Fundraising: Denominator effect impacts debt strategies

Our data reveals fundraising in H1 of this year is down from $30 billion in H1 2022.

This year’s slowdown in private markets fundraising, fuelled in part by the denominator effect, has led to significantly less capital being allocated to real estate debt strategies. However, managers believe the outsized returns on offer in the property lending market will entice investors back.

The denominator effect saw investors’ alternative assets account for a greater share of their portfolios as public holdings fell in value earlier this year. New allocations to private markets, including real estate, therefore became impossible for many.

Real Estate Capital Europe data shows $6.3 billion was raised globally in H1 in debt funds that reached final close – down from more than $30 billion in H1 2022. Across the wider global private real estate market, $72.3 billion was raised in H1, the lowest amount of first-half fundraising since 2013.

“Fundraising is incredibly challenging across private real estate markets,” says James Jacobs, global head of real estate within the private capital advisory team at financial advisory firm Lazard. “Volumes are down anywhere from 40 to 60 percent, year-on-year. All real estate strategies are more difficult to raise for, and debt is not an exception.”

However, among active investors, Jacobs sees a keen interest in property debt. “Investors tell me real estate debt is among their highest priorities. Most believe real estate credit is mispriced and there are equity-like returns on offer for credit risk. So, the money that is out there is flowing into real estate debt strategies. The asset class is getting an outsized share of the wallet.”

Selective investors

While this year’s fundraising figures so far are low, managers have set out to raise fresh capital. US mega-manager Blackstone is aiming to raise $8 billion for its global Blackstone Real Estate Debt Strategies V. In Europe, Geneva-based Edmond de Rothschild Real Estate Investment Management said in July it is aiming to raise €600 million for its second debt strategy. Meanwhile, Italian manager Generali set out in February to raise €1 billion for its second senior lending fund.

In June, alternative lender Velo Capital held a €136 million first close on its Velo Mezzanine Credit Fund, for which it is targeting €600 million. Speaking at the time, managing partner Emanuele Bena said the denominator effect made fundraising more difficult, as well as investors being more selective. But he reported strong feedback from investors. “I’ve been in European real estate for 20 years – I’ve never seen a market as supported as the real estate credit market today.”

Jorge Veiga, head of client solutions for the UK, Nordics, and Middle East at Empira Group, is responsible for the Swiss manager’s relationships with investors across those regions. While he acknowledges the presence of the denominator effect, he argues it is having a dwindling impact. 
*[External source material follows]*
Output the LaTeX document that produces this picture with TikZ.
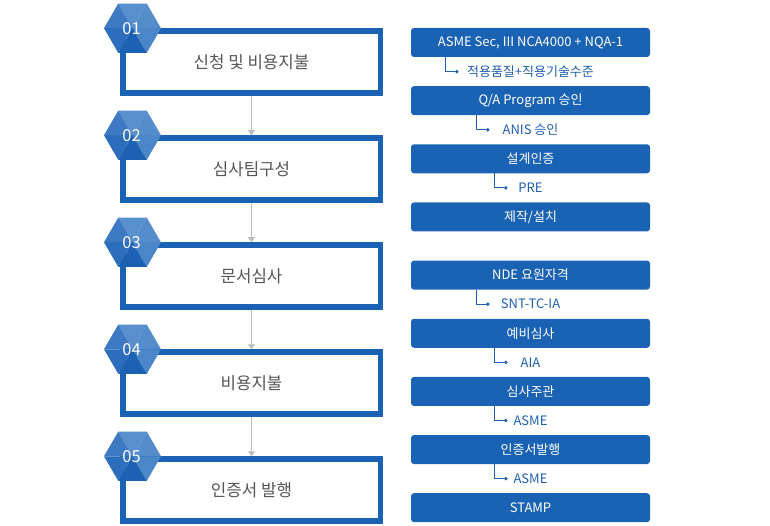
\documentclass[tikz,border=0pt]{standalone}
\usepackage{fontspec}
\setmainfont{Noto Sans CJK KR}
\usepackage{tikz}
\usetikzlibrary{positioning, arrows.meta}
\definecolor{stepblue}{HTML}{1A63B4}
\definecolor{subblue}{HTML}{1F5FAE}
\definecolor{steptext}{HTML}{555555}
\definecolor{flowgray}{HTML}{BDBDBD}
\definecolor{facettop}{HTML}{5A8FCE}
\definecolor{facettr}{HTML}{548CCC}
\definecolor{facetbr}{HTML}{4A86C8}
\definecolor{facetbot}{HTML}{1D62B2}
\definecolor{facetbl}{HTML}{2C6EBC}
\definecolor{facettl}{HTML}{3D7AC3}
\tikzstyle{stepbox} = [
    rectangle, draw=stepblue, line width=5.5pt,
    minimum width=257.5pt, minimum height=62pt, % outer size 263 x 67.5
    inner sep=0pt, text=steptext, font=\fontsize{16.8}{19}\selectfont
]
\tikzstyle{itembox} = [
    rectangle, fill=stepblue, rounded corners=3pt,
    minimum width=239pt, minimum height=29pt,
    inner sep=0pt, text=white, font=\fontsize{13}{15}\selectfont
]
\tikzstyle{sublabel} = [
    inner sep=0pt, text=subblue, font=\fontsize{13}{15}\selectfont
]
\tikzstyle{subdot} = [
    circle, fill=subblue, inner sep=0pt, minimum size=3.8pt
]
\tikzstyle{subline} = [draw=subblue, line width=1pt]
\tikzstyle{flow} = [
    draw=flowgray, line width=1pt, -{Triangle[length=5pt, width=7pt]}
]
\tikzset{
    pics/hexbadge/.style={code={
        \fill[facettop] (0,0) -- (120:28.5) -- (60:28.5) -- cycle;
        \fill[facettr] (0,0) -- (60:28.5) -- (0:28.5) -- cycle;
        \fill[facetbr] (0,0) -- (0:28.5) -- (-60:28.5) -- cycle;
        \fill[facetbot] (0,0) -- (-60:28.5) -- (-120:28.5) -- cycle;
        \fill[facetbl] (0,0) -- (-120:28.5) -- (180:28.5) -- cycle;
        \fill[facettl] (0,0) -- (180:28.5) -- (120:28.5) -- cycle;
        \node[text=white, font=\fontsize{16.5}{18}\selectfont, inner sep=0pt] (-num) at (-1,0) {#1};
    }}
}

\begin{document}
\begin{tikzpicture}[x=1pt, y=1pt, node distance=39.5pt]
        \useasboundingbox (0,0) rectangle (770,-526);

        % Steps
        \node[stepbox] (b1) at (251.5,-62) {신청 및 비용지불};
        \node[stepbox] (b2) [below=of b1] {심사팀구성};
        \node[stepbox] (b3) [below=of b2] {문서심사};
        \node[stepbox] (b4) [below=of b3] {비용지불};
        \node[stepbox] (b5) [below=of b4] {인증서 발행};

        % Flow between steps
        \draw[flow] (b1.south) -- (b2.north);
        \draw[flow] (b2.south) -- (b3.north);
        \draw[flow] (b3.south) -- (b4.north);
        \draw[flow] (b4.south) -- (b5.north);

        % Step numbers
        \pic (h1) at ([xshift=12.5pt]b1.north west) {hexbadge=01};
        \pic (h2) at ([xshift=12.5pt]b2.north west) {hexbadge=02};
        \pic (h3) at ([xshift=12.5pt]b3.north west) {hexbadge=03};
        \pic (h4) at ([xshift=12.5pt]b4.north west) {hexbadge=04};
        \pic (h5) at ([xshift=12.5pt]b5.north west) {hexbadge=05};

        % Requirements
        \node[itembox] (r1) at (530.5,-42.5) {ASME Sec, III NCA4000 + NQA-1};
        \node[itembox] (r2) [below=28.75pt of r1] {Q/A Program 승인};
        \node[itembox] (r3) [below=28.75pt of r2] {설계인증};
        \node[itembox] (r4) [below=28.75pt of r3] {제작/설치};
        \node[itembox] (r5) [below=28.75pt of r4] {NDE 요원자격};
        \node[itembox] (r6) [below=28.75pt of r5] {예비심사};
        \node[itembox] (r7) [below=28.75pt of r6] {심사주관};
        \node[itembox] (r8) [below=28.75pt of r7] {인증서발행};
        \node[itembox] (r9) [below=28.75pt of r8] {STAMP};

        % Sub labels
        \node[sublabel] (s1) at ([yshift=-14.4pt]r1.south) {적용품질+직용기술수준};
        \node[sublabel] (s2) at ([yshift=-14.4pt]r2.south) {ANIS 승인};
        \node[sublabel] (s3) at ([yshift=-14.4pt]r3.south) {PRE};
        \node[sublabel] (s5) at ([yshift=-14.4pt]r5.south) {SNT-TC-IA};
        \node[sublabel] (s6) at ([yshift=-14.4pt]r6.south) {AIA};
        \node[sublabel] (s7) at ([yshift=-14.4pt]r7.south) {ASME};
        \node[sublabel] (s8) at ([yshift=-14.4pt]r8.south) {ASME};

        \node[subdot] (d1) at ([xshift=46pt]r1.west |- s1) {};
        \node[subdot] (d2) at ([xshift=77pt]r2.west |- s2) {};
        \node[subdot] (d3) at ([xshift=95pt]r3.west |- s3) {};
        \node[subdot] (d5) at ([xshift=77pt]r5.west |- s5) {};
        \node[subdot] (d6) at ([xshift=95pt]r6.west |- s6) {};
        \node[subdot] (d7) at ([xshift=95pt]r7.west |- s7) {};
        \node[subdot] (d8) at ([xshift=95pt]r8.west |- s8) {};

        \coordinate (t1) at ([xshift=35pt]r1.south west);
        \coordinate (t2) at ([xshift=66pt]r2.south west);
        \coordinate (t3) at ([xshift=84pt]r3.south west);
        \coordinate (t5) at ([xshift=66pt]r5.south west);
        \coordinate (t6) at ([xshift=84pt]r6.south west);
        \coordinate (t7) at ([xshift=84pt]r7.south west);
        \coordinate (t8) at ([xshift=84pt]r8.south west);

        \draw[subline] (t1) |- (d1);
        \draw[subline] (t2) |- (d2);
        \draw[subline] (t3) |- (d3);
        \draw[subline] (t5) |- (d5);
        \draw[subline] (t6) |- (d6);
        \draw[subline] (t7) |- (d7);
        \draw[subline] (t8) |- (d8);

    \end{tikzpicture}
\end{document}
“For many investors, their equities portfolios are almost fully recovered,” he says. “If you were to have asked me in Q1 about the denominator effect, I would have said it was a major consideration, but allocations are now coming back. Admittedly, there is a reduced ticket size across the market, so those that would have previously made allocations of €70 million typically are now looking at €35 million tickets. So, it is still having an impact.”

Now is a good time to be in front of investors, believes Veiga. “By mid-to late 2024, things will gradually get back to normal, so it is important to show investors dealflow and be on their minds.”

More challenging fundraising conditions are, says Jacobs, adding to the performance of real estate debt strategies today. “Alternative lenders that have already raised capital are happy because they believe they have a generational opportunity ahead of them. That is partly driven by limited liquidity, so they know if fundraising became too easy, these attractive market rates would be eroded away.”